Four tall, rather banal fountains frame the broad central traffic circle of the Champs Élysées, the Rond Point. Their privileged site entitles them to a sprucing up with beautiful flower arrangements in the Spring and grou pings of artificial snow in Winter.


Place de la Concorde


Place de la Concorde is today Paris's most magnificent square. Originally named place Louis XV, then, in 1792, place de la Révolution after the royal equestrian statue sculpted by Bouchardon was toppled, the 84.000 square meters (20 acre) place de la Concorde was the main execution site during the Reign of Terror when 1119 people, including the King Louis XVI and his wife Marie-Antoinette, many of their closest allies, and, after, the leaders of the Revolution itself, were led here their deaths






In the center of the giant Concorde square, an obelisk is framed by two fountains inspired from the ones of St-Peter square in Rome. In this square, thousands of victims were executed with the guilotine from 1793 to 1795.
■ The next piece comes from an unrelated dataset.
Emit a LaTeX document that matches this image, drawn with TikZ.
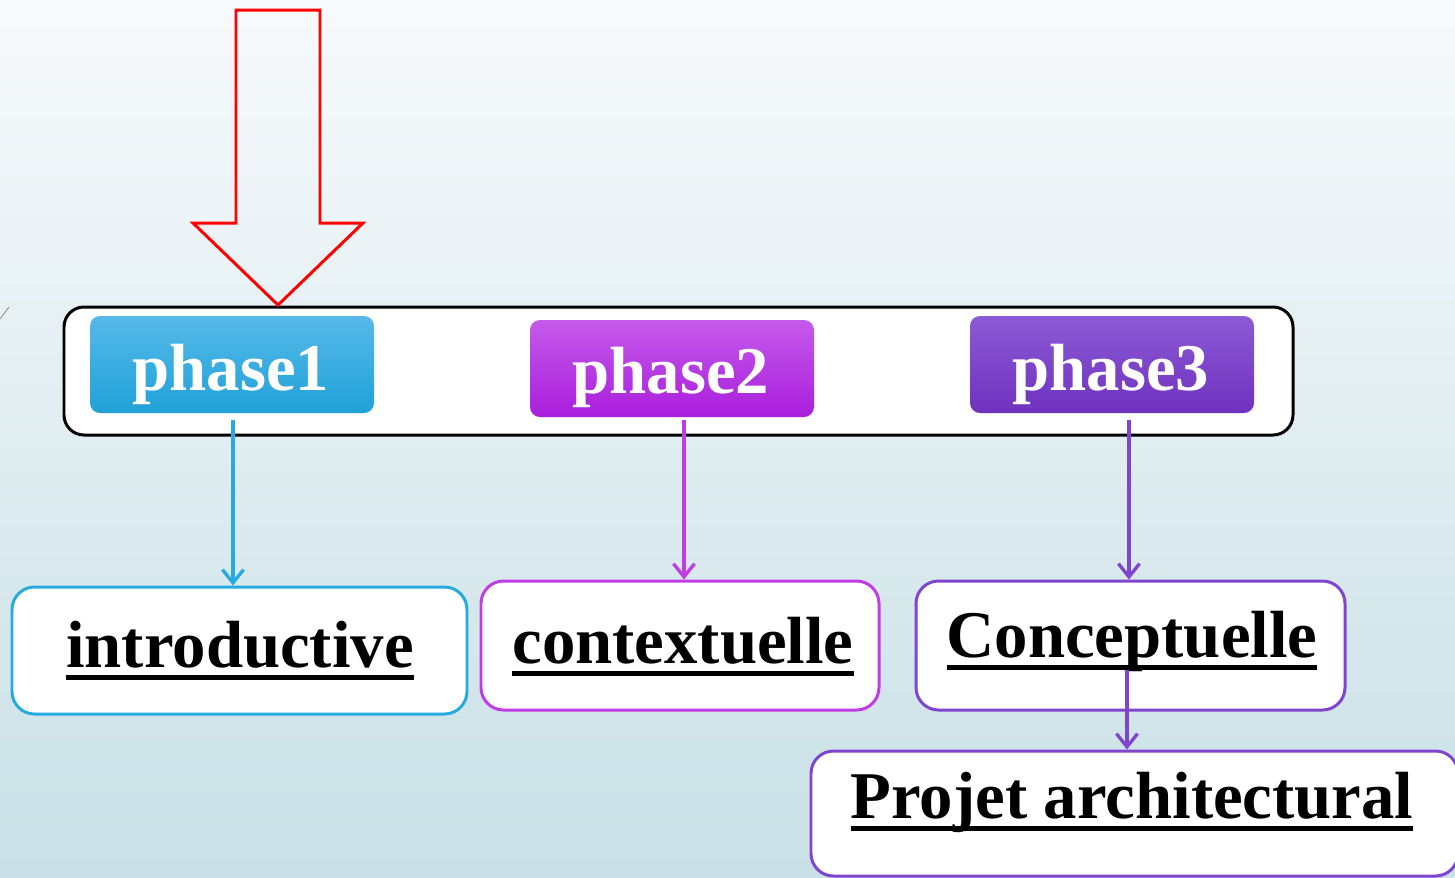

L'Eglise du Dôme (Dôme church)


The work to erect the Eglise du Dôme began in 1677 under the supervision of the architect Jules Hardouin- Mansart. Its openwork skylight rises 107 meters above the ground. In 1989, the Dôme and its decorative elements, in particular its trophies, were regilded. Twelve kilograms of gold were necessary for this operation. Inside, the large painted fresco under the cupola is by Charles de la Fosse and was recently restored. Like the Soldiers' church, Dôme church, which has become a military necropolis, houses, around the Emperor's tomb, the tombs of Turenne, Vauban, Foch, Lyautey, Joseph and Jérôme Bonaparte.